(WHAT YOU NEED TO DO):
Sort through the entries below and pull out lines containing the word "this".

• • • • • • •

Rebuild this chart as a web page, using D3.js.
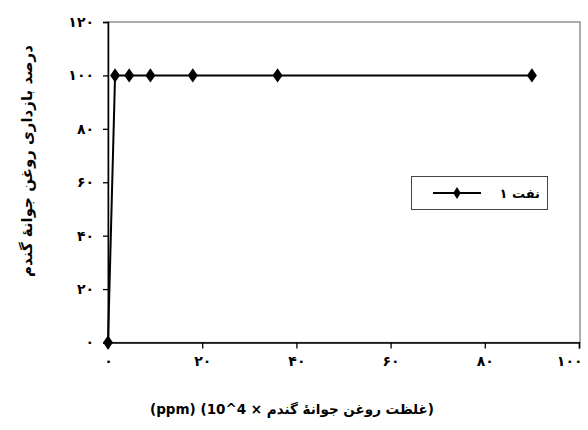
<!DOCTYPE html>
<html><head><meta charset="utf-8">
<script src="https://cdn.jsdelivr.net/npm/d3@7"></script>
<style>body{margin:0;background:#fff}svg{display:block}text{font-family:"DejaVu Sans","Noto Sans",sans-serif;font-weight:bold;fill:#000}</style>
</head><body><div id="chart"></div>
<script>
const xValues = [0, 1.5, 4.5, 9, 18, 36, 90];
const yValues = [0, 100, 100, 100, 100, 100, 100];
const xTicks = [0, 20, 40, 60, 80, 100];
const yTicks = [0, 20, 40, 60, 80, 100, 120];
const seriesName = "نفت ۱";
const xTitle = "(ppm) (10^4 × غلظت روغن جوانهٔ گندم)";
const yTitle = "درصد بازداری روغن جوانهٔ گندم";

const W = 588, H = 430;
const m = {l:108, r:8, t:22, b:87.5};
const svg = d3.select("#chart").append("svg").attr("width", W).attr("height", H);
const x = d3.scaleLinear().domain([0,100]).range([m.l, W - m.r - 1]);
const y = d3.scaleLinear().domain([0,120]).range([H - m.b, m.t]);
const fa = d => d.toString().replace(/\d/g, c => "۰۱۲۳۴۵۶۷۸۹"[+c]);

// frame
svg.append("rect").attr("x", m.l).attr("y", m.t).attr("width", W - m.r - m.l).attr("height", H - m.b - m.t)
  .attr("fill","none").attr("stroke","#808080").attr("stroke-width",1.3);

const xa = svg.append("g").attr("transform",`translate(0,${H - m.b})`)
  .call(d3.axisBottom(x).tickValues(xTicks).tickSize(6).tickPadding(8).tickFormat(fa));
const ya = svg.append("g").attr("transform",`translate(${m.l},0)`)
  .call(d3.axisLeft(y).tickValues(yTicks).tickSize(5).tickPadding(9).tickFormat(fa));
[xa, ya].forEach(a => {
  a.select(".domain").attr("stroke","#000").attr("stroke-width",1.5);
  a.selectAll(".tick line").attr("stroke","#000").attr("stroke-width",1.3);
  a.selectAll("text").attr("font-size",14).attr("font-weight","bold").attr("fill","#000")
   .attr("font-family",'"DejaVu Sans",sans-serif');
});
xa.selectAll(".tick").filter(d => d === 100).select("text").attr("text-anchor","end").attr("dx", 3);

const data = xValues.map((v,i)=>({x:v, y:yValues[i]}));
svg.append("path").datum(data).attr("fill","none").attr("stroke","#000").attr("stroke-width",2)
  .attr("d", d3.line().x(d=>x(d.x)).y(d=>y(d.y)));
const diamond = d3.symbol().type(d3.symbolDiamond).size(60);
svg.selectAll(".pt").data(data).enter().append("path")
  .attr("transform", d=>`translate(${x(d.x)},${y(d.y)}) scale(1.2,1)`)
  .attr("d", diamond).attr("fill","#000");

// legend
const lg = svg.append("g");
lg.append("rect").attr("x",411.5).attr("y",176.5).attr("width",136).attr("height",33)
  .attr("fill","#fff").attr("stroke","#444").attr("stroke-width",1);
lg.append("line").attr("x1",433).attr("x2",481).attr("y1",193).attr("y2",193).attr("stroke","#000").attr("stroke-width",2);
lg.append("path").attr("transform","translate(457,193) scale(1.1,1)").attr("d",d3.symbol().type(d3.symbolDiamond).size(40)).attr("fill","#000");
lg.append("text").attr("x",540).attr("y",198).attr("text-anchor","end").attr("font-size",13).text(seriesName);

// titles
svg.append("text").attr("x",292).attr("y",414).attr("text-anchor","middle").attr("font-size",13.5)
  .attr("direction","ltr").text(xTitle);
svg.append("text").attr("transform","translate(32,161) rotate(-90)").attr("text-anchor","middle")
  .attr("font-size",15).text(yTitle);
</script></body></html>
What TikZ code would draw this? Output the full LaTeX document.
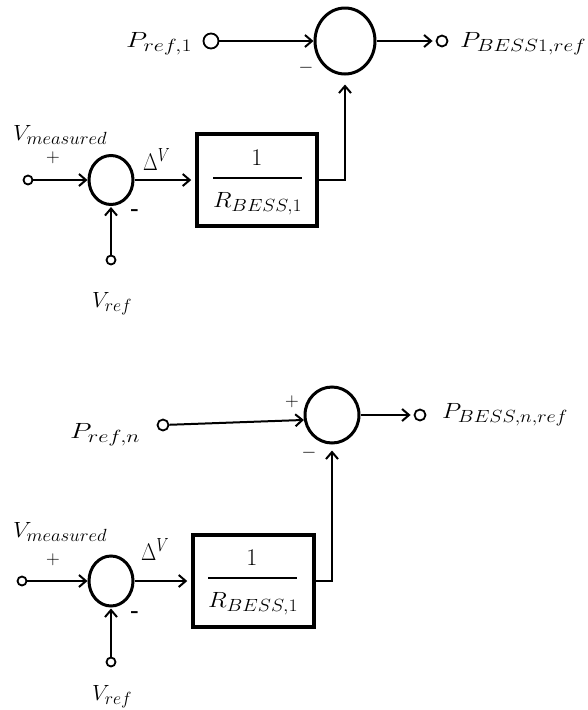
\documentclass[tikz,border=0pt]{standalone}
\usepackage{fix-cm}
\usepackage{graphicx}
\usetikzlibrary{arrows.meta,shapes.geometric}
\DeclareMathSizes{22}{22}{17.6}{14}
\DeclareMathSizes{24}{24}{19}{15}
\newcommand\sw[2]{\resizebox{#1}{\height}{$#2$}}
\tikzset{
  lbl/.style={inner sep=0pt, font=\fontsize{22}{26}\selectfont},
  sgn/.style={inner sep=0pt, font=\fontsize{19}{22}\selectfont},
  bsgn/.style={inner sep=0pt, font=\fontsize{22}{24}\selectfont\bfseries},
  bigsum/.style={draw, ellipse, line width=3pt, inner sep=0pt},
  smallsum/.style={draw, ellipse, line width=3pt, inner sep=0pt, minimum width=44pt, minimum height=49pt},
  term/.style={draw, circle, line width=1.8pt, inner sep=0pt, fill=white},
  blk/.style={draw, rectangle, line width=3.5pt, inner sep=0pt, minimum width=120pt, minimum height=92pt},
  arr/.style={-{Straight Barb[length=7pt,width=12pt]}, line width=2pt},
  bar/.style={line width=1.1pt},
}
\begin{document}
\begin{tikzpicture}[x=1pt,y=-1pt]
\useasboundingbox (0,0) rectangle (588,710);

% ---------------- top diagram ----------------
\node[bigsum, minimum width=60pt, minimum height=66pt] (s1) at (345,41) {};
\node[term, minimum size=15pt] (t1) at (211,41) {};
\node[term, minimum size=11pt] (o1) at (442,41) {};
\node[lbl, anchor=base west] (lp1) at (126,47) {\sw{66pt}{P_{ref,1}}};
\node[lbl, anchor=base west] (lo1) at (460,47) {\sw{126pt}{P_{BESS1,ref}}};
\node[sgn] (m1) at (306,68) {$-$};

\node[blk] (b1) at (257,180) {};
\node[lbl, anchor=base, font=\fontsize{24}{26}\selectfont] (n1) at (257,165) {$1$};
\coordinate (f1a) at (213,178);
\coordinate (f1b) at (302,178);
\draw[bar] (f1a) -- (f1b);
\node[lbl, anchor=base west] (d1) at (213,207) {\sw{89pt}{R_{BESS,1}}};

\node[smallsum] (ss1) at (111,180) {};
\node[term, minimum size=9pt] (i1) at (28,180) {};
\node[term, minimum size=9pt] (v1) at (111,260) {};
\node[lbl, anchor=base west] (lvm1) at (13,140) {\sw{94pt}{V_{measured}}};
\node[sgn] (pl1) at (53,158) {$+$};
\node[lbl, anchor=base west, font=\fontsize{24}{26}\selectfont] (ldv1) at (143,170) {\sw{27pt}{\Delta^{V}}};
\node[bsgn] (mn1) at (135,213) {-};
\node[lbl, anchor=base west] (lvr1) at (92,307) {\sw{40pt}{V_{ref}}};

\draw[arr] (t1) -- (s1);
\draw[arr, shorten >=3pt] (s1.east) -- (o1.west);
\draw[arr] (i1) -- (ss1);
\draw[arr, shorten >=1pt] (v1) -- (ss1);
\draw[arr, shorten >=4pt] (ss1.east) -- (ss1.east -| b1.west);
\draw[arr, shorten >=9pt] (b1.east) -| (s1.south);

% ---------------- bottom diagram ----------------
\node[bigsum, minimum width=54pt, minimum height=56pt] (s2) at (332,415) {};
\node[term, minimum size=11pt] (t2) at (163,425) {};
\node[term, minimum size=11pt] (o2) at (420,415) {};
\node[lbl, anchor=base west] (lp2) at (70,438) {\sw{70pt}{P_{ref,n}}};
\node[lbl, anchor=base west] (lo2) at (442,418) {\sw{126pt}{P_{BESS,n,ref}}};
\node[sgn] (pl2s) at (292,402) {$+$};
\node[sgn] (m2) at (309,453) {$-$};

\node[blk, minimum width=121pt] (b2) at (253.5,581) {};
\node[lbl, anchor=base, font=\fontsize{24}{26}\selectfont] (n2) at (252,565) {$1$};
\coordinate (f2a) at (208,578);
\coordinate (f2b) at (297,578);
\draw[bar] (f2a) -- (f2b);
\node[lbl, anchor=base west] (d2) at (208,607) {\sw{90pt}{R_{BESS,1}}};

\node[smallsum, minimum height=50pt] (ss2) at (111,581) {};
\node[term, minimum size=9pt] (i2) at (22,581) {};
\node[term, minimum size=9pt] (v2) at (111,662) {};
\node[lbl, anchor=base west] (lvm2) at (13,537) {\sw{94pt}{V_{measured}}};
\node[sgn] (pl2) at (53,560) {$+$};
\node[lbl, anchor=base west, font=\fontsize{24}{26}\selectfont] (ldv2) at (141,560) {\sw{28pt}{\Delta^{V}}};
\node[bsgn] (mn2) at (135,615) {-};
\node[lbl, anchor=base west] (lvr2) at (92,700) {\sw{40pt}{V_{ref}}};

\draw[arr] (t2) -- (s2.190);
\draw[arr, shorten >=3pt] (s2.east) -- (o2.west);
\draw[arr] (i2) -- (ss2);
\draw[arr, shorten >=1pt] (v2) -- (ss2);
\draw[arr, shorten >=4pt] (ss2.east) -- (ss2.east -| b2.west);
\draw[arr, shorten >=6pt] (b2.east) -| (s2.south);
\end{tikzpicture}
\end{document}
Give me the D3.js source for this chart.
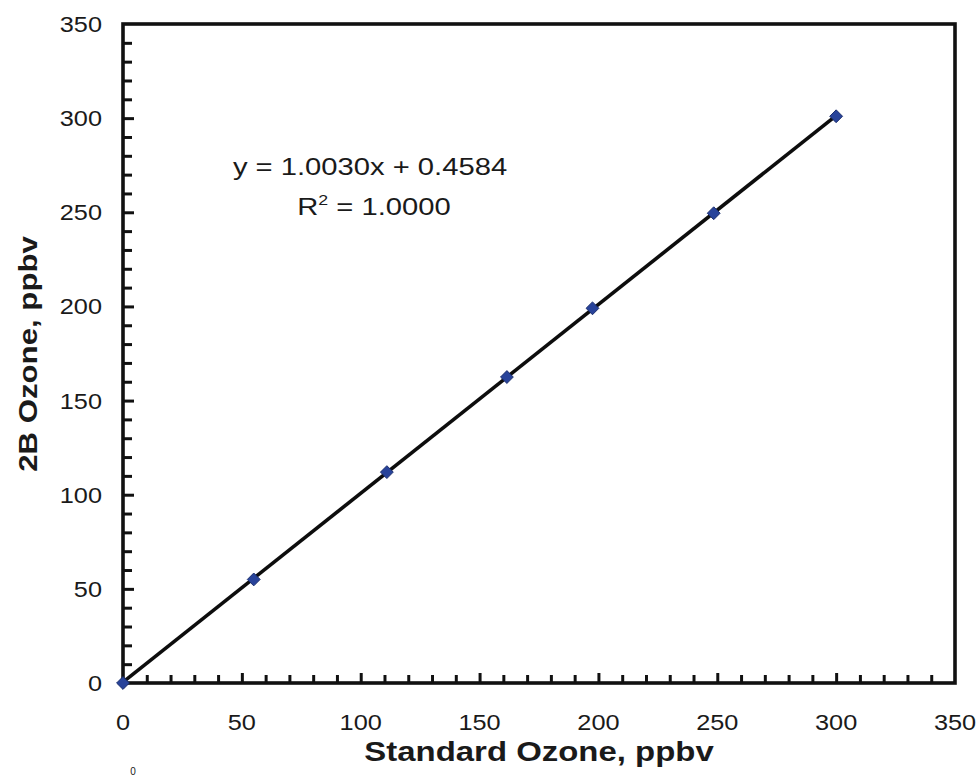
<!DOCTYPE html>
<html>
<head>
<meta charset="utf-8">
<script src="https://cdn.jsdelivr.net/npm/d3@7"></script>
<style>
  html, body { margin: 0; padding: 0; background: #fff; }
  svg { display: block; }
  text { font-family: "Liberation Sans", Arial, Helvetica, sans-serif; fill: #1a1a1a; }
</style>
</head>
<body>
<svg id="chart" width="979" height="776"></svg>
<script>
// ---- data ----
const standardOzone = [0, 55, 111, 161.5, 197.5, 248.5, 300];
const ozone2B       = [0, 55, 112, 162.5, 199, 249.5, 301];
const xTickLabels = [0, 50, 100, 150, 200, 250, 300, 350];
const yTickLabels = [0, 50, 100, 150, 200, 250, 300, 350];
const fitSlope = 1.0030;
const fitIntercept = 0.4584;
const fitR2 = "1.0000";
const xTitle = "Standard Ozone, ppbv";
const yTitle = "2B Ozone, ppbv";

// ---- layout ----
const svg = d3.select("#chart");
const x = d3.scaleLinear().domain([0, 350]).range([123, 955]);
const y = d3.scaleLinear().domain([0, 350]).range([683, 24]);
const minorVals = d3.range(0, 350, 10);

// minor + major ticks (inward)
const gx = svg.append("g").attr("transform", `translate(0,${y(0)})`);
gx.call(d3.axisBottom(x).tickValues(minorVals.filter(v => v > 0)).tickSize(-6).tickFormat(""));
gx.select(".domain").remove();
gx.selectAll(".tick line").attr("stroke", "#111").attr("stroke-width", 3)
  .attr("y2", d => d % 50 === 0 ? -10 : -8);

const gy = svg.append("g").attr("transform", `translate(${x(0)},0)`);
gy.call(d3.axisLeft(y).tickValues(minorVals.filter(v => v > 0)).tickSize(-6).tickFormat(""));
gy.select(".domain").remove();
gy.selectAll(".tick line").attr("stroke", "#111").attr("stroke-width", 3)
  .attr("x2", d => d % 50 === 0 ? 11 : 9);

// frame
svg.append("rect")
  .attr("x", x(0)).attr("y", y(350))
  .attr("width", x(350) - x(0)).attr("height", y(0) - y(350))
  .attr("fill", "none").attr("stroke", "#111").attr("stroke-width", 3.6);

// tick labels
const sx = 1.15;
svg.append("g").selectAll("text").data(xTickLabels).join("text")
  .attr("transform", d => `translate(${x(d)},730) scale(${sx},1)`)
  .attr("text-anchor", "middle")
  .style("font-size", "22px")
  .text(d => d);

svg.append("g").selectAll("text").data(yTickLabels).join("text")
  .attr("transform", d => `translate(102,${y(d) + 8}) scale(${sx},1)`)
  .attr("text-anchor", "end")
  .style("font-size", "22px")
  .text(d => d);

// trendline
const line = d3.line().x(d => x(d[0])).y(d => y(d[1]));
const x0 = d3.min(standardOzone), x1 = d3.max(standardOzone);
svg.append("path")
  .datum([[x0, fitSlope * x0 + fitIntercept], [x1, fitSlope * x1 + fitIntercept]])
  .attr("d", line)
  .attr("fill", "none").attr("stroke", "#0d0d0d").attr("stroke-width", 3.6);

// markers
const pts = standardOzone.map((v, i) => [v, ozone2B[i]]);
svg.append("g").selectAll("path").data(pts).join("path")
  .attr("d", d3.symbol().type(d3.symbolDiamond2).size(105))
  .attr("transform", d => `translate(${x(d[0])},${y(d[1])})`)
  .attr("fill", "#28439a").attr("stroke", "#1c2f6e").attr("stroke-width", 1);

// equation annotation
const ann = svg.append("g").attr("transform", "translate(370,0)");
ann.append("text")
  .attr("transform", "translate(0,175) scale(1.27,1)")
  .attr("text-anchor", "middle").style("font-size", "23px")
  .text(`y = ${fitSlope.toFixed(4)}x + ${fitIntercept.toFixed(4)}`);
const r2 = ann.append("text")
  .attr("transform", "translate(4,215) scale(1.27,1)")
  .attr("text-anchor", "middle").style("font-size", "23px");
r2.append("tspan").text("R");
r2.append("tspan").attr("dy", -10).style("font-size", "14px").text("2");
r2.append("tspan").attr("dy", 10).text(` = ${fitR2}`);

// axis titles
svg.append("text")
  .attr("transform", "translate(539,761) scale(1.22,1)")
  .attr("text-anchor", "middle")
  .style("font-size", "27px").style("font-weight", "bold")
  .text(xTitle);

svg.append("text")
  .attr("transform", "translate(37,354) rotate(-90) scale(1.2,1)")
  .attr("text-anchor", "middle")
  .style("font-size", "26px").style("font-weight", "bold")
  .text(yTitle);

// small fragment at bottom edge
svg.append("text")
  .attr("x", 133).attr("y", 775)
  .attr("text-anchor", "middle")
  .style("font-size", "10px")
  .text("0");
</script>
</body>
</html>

• • • • • • •

(SOLUTION TO THE PROBLEM):
Rebuild this chart as a web page, using D3.js.
What TikZ code would draw this? Output the full LaTeX document.
Give me the D3.js source for this chart.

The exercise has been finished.